Speaking with reporters today, Trump agreed that his action is a form of industrial policy. When the Biden administration adopted this approach, in which government is more closely involved with private businesses, Republicans and conservatives attacked it as socialist. The top economic adviser Kevin Hassett says more investments will come soon.

The self-described socialist Senator Bernie Sanders is, in a rare case of agreement with Trump, on board with the Intel deal, but the arrangement has enraged some Trump allies. “This is actual socialism happening by a Republican administration,” Erick Erickson, the veteran conservative commentator, fulminated. “You may be comfortable with socialism. You may decide you like socialism, because someone from the Trump administration wants socialism, but my God, people, what have we been fighting for for the last decade?”

Fair question—except that this is hardly a major divergence from Trump’s modus operandi. Over the weekend, Governor Wes Moore of Maryland, Governor J. B. Pritzker of Illinois, and Chicago Mayor Brandon Johnson responded with verbal jousts to Trump’s threats to federalize National Guard forces (over the governors’ objections) and send them to Chicago, and Baltimore, following his militarization of Washington, D.C. Trump has still not laid out what the goal of these actions is, short of vaguely enforcing order, nor when they should stop, nor why the National Guard is suited to them. But conservatives have traditionally been very uncomfortable with this kind of federal intrusion on states, even in far more justifiable cases, such as enforcing desegregation.

Meanwhile, Trump is attempting to force states to stop using mail-in ballots, which he falsely claims are linked to fraud, a notion fed to him recently by the notorious election thief Vladimir Putin. As Barton Gellman wrote in The New York Times, this is an astonishing attempted grab of power over elections. The Constitution vests control of elections with Congress or the states, not the president. Some Republicans even objected when the Obama administration tried to set up cybersecurity assistance for election systems, but few are questioning Trump today. At the same time, he is trying to depose a Federal Reserve governor so that he can exert more control over monetary policy.

These are attempts to expand the federal government’s reach within the public sector; more unusual still are the incursions into private enterprises. The Intel stake is only the most recent and most expansive. Trump strong-armed law firms into agreements in which they’re reportedly doing free work to boost his agenda. Last night, he threatened to revoke the broadcast licenses for NBC and ABC stations—omitting CBS, which already knuckled under to him—in his latest attack on free speech and attempt to force the press to cover him positively. Not content to merely police universities’ use of affirmative action or potential civil-rights violations, the federal government has effectively fired a university president and is trying to control what curricula they can teach and dictate what students they can and cannot admit. Trump is even trying to tell the National Baseball Hall of Fame whom it should enshrine.
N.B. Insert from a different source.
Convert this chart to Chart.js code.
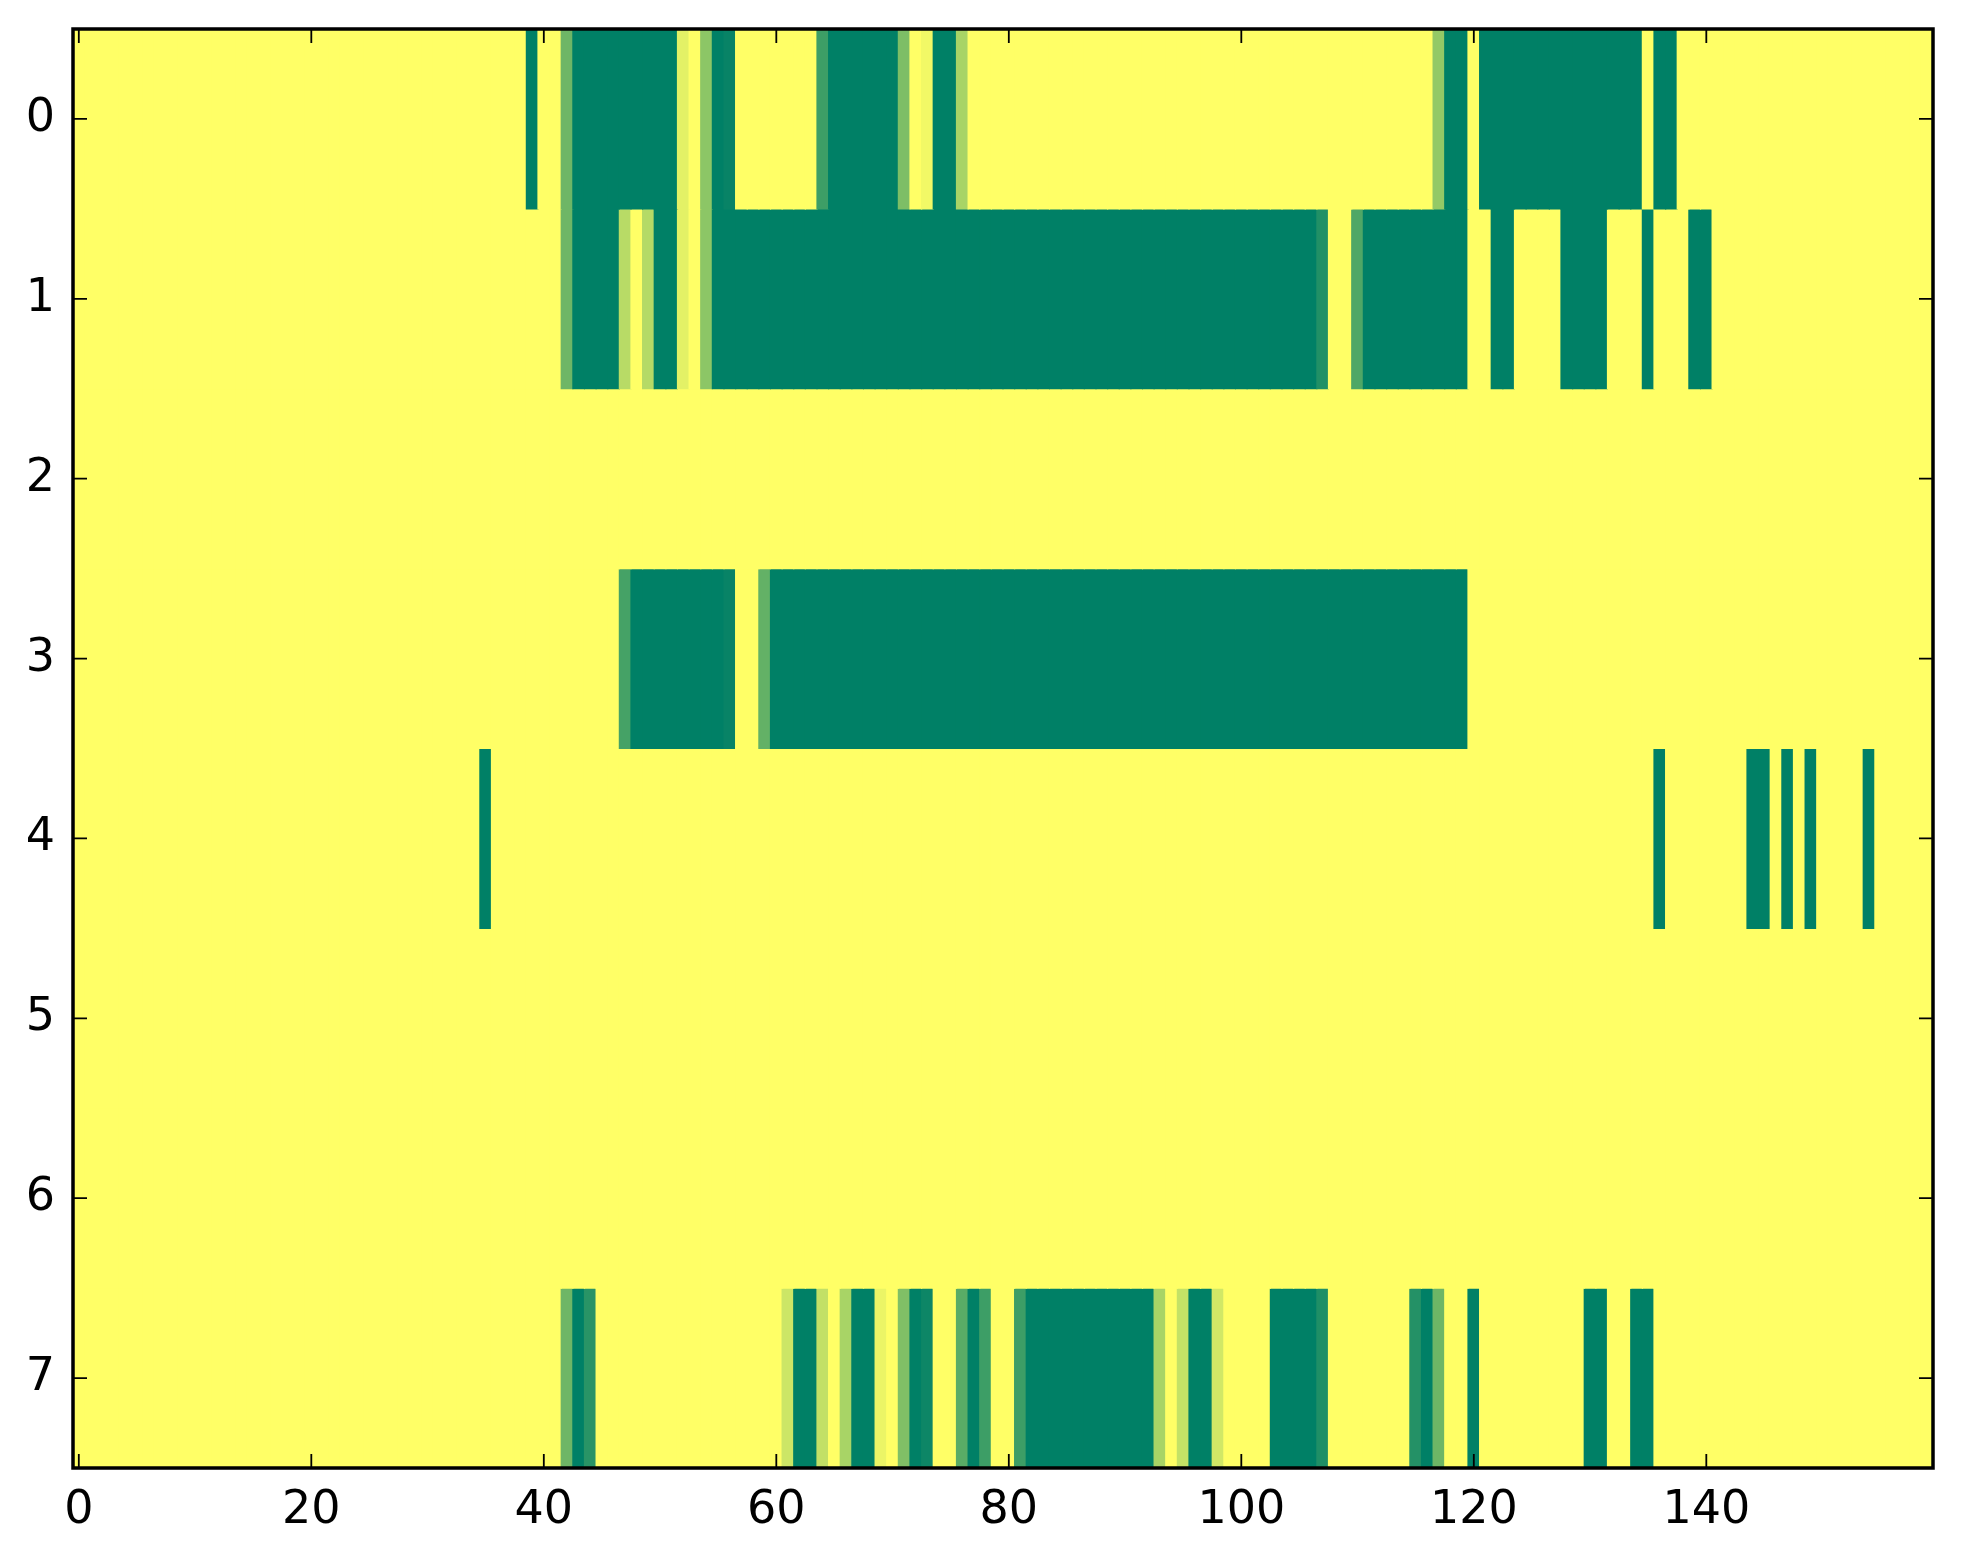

Paradoxically, Trump is also shrinking the federal government’s footprint, as measured by headcount and agencies. He’s closed or sought to shut down USAID, the Education Department, and the Consumer Financial Protection Bureau, and has fired or bought out hundreds of thousands of federal employees; the exact number is difficult to know because of unresolved litigation and the administration’s opacity. Yet even as he shrinks the size of the government, he is expanding its role into new and unprecedented areas. And the pace of government spending continues to rise, in part because of ill-conceived “efficiency” cuts.

The result is a government that is less effective at providing services, more expensive, and more intrusive. This is just the nightmare that right-wing politicians and thinkers have been warning about for a century, and now their party has made it reality. The era of small government is over.